OBJECTIVES: We attempted to improve the accuracy of coronary CT angiography (CCTA)-derived fractional flow reserve (FFR) (FFRCT) by expanding the coronary tree in the computational fluid dynamics (CFD) domain. An observational study was performed to evaluate the effects of extending the coronary tree analysis for FFRCT from a minimal diameter of 1.2 to 0.8 mm. METHODS:Patients who underwent CCTA and interventional FFR were enrolled retrospectively. Seventy-six patients qualified based on the inclusion criteria. The three-dimensional (3D) coronary artery tree was reconstructed to generate a finite element mesh for each subject with different lower limits of luminal diameter (1.2 mm and 0.8 mm). Outlet boundary conditions were defined according to Murray's law. The Newton-Krylov-Schwarz (NKS) method was applied to solve the governing equations of CFD to derive FFRCT. RESULTS: At the individual patient level, extending the minimal diameter of the coronary tree from 1.2 to 0.8 mm improved the sensitivity of FFRCT by 16.7% (p = 0.022). This led to the conversion of four false-negative cases into true-positive cases. The AUC value of the ROC curve increased from 0.74 to 0.83. Moreover, the NKS method can solve the computational problem of extending the coronary tree to an 0.8-mm luminal diameter in 10.5 min with 2160 processor cores.
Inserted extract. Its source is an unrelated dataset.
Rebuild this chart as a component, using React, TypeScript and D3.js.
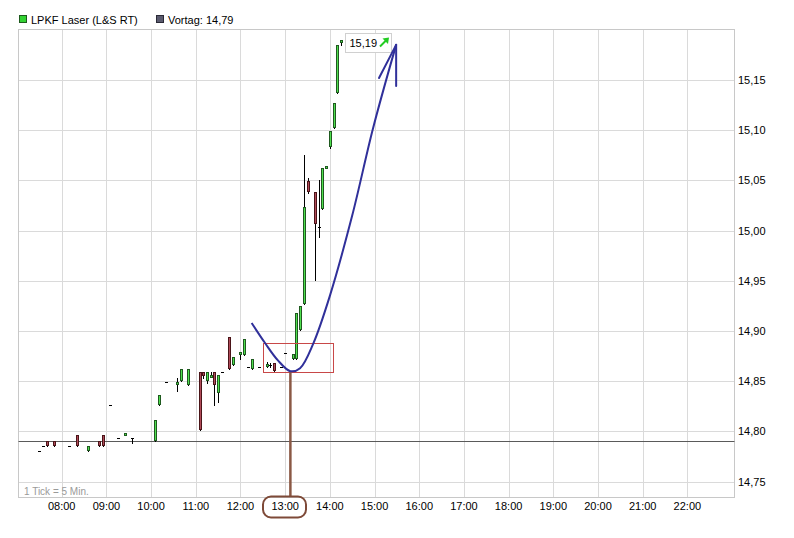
import React from 'react';
import * as d3 from 'd3';

// ---- data ----
const candleTimes = [
  "07:30","07:35","07:40","07:50","08:10","08:20","08:35","08:50","08:55","09:05",
  "09:15","09:25","09:35","10:05","10:10","10:20","10:35","10:40","10:50","11:05",
  "11:10","11:15","11:20","11:25","11:30","11:35","11:45","11:50","12:00","12:05",
  "12:10","12:15","12:25","12:35","12:40","12:45","12:55","13:00","13:10","13:15",
  "13:20","13:25","13:30","13:40","13:45","13:50","13:55","14:00","14:05","14:10","14:15"
];
const opens = [
  14.780,14.785,14.790,14.790,14.785,14.796,14.780,14.790,14.796,14.826,
  14.793,14.796,14.793,14.790,14.826,14.849,14.846,14.850,14.846,14.859,
  14.859,14.850,14.854,14.859,14.838,14.859,14.894,14.866,14.876,14.876,
  14.864,14.862,14.864,14.865,14.866,14.868,14.864,14.878,14.872,14.872,
  14.901,14.927,15.049,15.038,15.004,15.022,15.062,15.083,15.102,15.137,15.188
];
const highs = [
  14.780,14.785,14.790,14.790,14.785,14.796,14.785,14.790,14.796,14.826,
  14.793,14.798,14.793,14.811,14.836,14.849,14.853,14.862,14.862,14.859,
  14.859,14.859,14.859,14.859,14.856,14.859,14.894,14.874,14.879,14.892,
  14.864,14.872,14.864,14.869,14.868,14.868,14.864,14.878,14.877,14.918,
  14.925,15.075,15.052,15.038,15.050,15.062,15.064,15.099,15.127,15.185,15.190
];
const lows = [
  14.780,14.785,14.785,14.785,14.785,14.785,14.780,14.785,14.785,14.826,
  14.793,14.796,14.788,14.790,14.826,14.849,14.840,14.850,14.846,14.801,
  14.853,14.848,14.854,14.826,14.829,14.859,14.862,14.866,14.872,14.876,
  14.864,14.862,14.864,14.864,14.864,14.860,14.864,14.878,14.872,14.872,
  14.901,14.927,15.037,14.951,14.994,15.022,15.062,15.082,15.102,15.137,15.185
];
const closes = [
  14.780,14.785,14.785,14.785,14.785,14.785,14.785,14.785,14.785,14.826,
  14.793,14.798,14.793,14.811,14.836,14.849,14.849,14.862,14.862,14.801,
  14.855,14.859,14.856,14.846,14.856,14.859,14.862,14.874,14.879,14.892,
  14.864,14.872,14.864,14.867,14.866,14.860,14.864,14.878,14.877,14.918,
  14.925,15.024,15.038,15.007,15.004,15.062,15.064,15.099,15.127,15.185,15.190
];
const hourLabels = ["08:00","09:00","10:00","11:00","12:00","13:00","14:00","15:00",
  "16:00","17:00","18:00","19:00","20:00","21:00","22:00"];
const priceTicks = [14.75,14.80,14.85,14.90,14.95,15.00,15.05,15.10,15.15];
const prevClose = 14.79;
const lastPrice = 15.19;
const seriesName = "LPKF Laser (L&S RT)";
const prevLabel = "Vortag: 14,79";
const tickNote = "1 Tick = 5 Min.";

// hand-drawn annotation, in (minute of day, price)
const curveMinutes = [735, 753, 770, 787, 800, 818, 840, 870, 898, 929];
const curvePrices = [14.908, 14.888, 14.871, 14.860, 14.863, 14.888, 14.935, 15.015, 15.102, 15.185];
const barbMinutes = [906, 929];
const barbPrices = [15.152, 15.144];
const boxMinutes = [750, 844];
const boxPrices = [14.888, 14.859];
const markerMinute = 787;

const toMin = (s: string) => +s.slice(0, 2) * 60 + +s.slice(3);
const fmt = (v: number) => v.toFixed(2).replace('.', ',');

const FONT = '"Liberation Sans", Arial, sans-serif';

export default function App() {
  const left = 18.3, right = 734.3, top = 29, bottom = 497;
  const x = d3.scaleLinear().domain([421.7, 1383]).range([left, right]);
  const y = d3.scaleLinear().domain([14.75, 15.15]).range([481.6, 80]);

  const L = Math.round(left) + 0.5, R = Math.round(right) + 0.5;
  const T = top + 0.5, B = bottom + 0.5;

  const curve = d3.line<number>()
    .x((_, i) => x(curveMinutes[i]))
    .y((_, i) => y(curvePrices[i]))
    .curve(d3.curveCatmullRom.alpha(0.5))(curveMinutes);

  const tipX = x(curveMinutes[curveMinutes.length - 1]);
  const tipY = y(curvePrices[curvePrices.length - 1]);

  const candles = candleTimes.map((t, i) => {
    const cx = Math.round(x(toMin(t)));
    const o = opens[i], c = closes[i], h = highs[i], l = lows[i];
    const yh = Math.round(y(h)), yl = Math.round(y(l));
    const els: React.ReactNode[] = [];
    if (yl - yh > 0) {
      els.push(<line key="w" x1={cx + 0.5} x2={cx + 0.5} y1={yh} y2={yl + 1} stroke="#000" strokeWidth={1} />);
    }
    if (Math.abs(o - c) < 1e-9) {
      const yy = Math.round(y(o)) + 0.5;
      els.push(<line key="d" x1={cx - 1} x2={cx + 2} y1={yy} y2={yy} stroke="#000" strokeWidth={1} />);
    } else {
      const up = c > o;
      let yt = Math.round(y(Math.max(o, c)));
      let yb = Math.round(y(Math.min(o, c)));
      if (yb - yt < 3) yb = yt + 3;
      els.push(<rect key="o" x={cx - 1} y={yt} width={3} height={yb - yt} fill={up ? '#1f5a1f' : '#4a1418'} />);
      els.push(<rect key="f" x={cx} y={yt + 1} width={1} height={yb - yt - 2} fill={up ? '#4fe04f' : '#b04a58'} />);
    }
    return <g key={i}>{els}</g>;
  });

  const lastY = y(lastPrice);
  const boxX = 345.5, boxW = 46, boxY = Math.round(lastY) - 6.5, boxH = 19;

  return (
    <svg width={794} height={538} style={{ position: 'absolute', left: 0, top: 0, background: '#fff' }}
      fontFamily={FONT}>
      <rect x={0} y={0} width={794} height={538} fill="#fff" />
      {/* legend */}
      <rect x={19.5} y={15.5} width={7} height={7} fill="#33d233" stroke="#1d5a1d" />
      <text x={31} y={23.5} fontSize={11} fill="#000">{seriesName}</text>
      <rect x={156.5} y={15.5} width={7} height={7} fill="#5a5a6e" stroke="#2a2a36" />
      <text x={168} y={23.5} fontSize={11} fill="#000">{prevLabel}</text>

      {/* grid */}
      {hourLabels.map((h) => {
        const gx = Math.round(x(toMin(h))) + 0.5;
        return <line key={h} x1={gx} x2={gx} y1={T} y2={B} stroke="#dadada" />;
      })}
      {priceTicks.map((p) => {
        const gy = Math.round(y(p)) + 0.5;
        return <line key={p} x1={L} x2={R} y1={gy} y2={gy} stroke="#dadada" />;
      })}
      <rect x={L} y={T} width={R - L} height={B - T} fill="none" stroke="#c8c8c8" />

      {/* previous close */}
      <line x1={L} x2={R} y1={Math.round(y(prevClose)) + 0.5} y2={Math.round(y(prevClose)) + 0.5} stroke="#5a5a5a" />

      {/* axis labels */}
      {priceTicks.map((p) => (
        <text key={p} x={738} y={y(p) + 4} fontSize={11} fill="#000">{fmt(p)}</text>
      ))}
      {hourLabels.map((h) => (
        <text key={h} x={x(toMin(h))} y={510} fontSize={11} fill="#000" textAnchor="middle">{h}</text>
      ))}
      <text x={24} y={495} fontSize={10} fill="#9a9a9a">{tickNote}</text>

      {/* candles */}
      {candles}

      {/* last price label */}
      <rect x={boxX} y={boxY} width={boxW} height={boxH} fill="#fff" stroke="#d0d0d0" />
      <text x={349.5} y={boxY + 13.5} fontSize={11} fill="#000">{fmt(lastPrice)}</text>
      <path d={`M${380} ${boxY + 13} L${386} ${boxY + 7}`} stroke="#22cc22" strokeWidth={2} />
      <path d={`M${389} ${boxY + 4} L${382.5} ${boxY + 5} L${388} ${boxY + 10.5} Z`} fill="#22cc22" />

      {/* annotations */}
      <rect x={Math.round(x(boxMinutes[0])) + 0.5} y={Math.round(y(boxPrices[0])) + 0.5}
        width={Math.round(x(boxMinutes[1])) - Math.round(x(boxMinutes[0]))}
        height={Math.round(y(boxPrices[1])) - Math.round(y(boxPrices[0]))}
        fill="none" stroke="#c84848" strokeWidth={1} />
      <line x1={x(markerMinute)} x2={x(markerMinute)} y1={y(boxPrices[1])} y2={496} stroke="#8a5844" strokeWidth={2.5} />
      <rect x={263} y={496.5} width={43} height={21} rx={8} ry={8} fill="none" stroke="#7e4a38" strokeWidth={2} />
      <path d={curve || ''} fill="none" stroke="#30309a" strokeWidth={2} strokeLinejoin="round" />
      <line x1={tipX} y1={tipY} x2={x(barbMinutes[0])} y2={y(barbPrices[0])} stroke="#30309a" strokeWidth={2} strokeLinecap="round" />
      <line x1={tipX} y1={tipY} x2={x(barbMinutes[1])} y2={y(barbPrices[1])} stroke="#30309a" strokeWidth={2} strokeLinecap="round" />
    </svg>
  );
}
CONCLUSIONS: Extending the reconstructed coronary tree to a smaller luminal diameter can considerably improve the sensitivity of FFRCT. The NKS method can achieve favorable computational times for future clinical applications. KEY POINTS: • Extending the reconstructed coronary tree to a smaller luminal diameter can considerably improve the sensitivity of FFRCT. • The NKS method applied in our study can effectively reduce the computational time of this process for future clinical applications.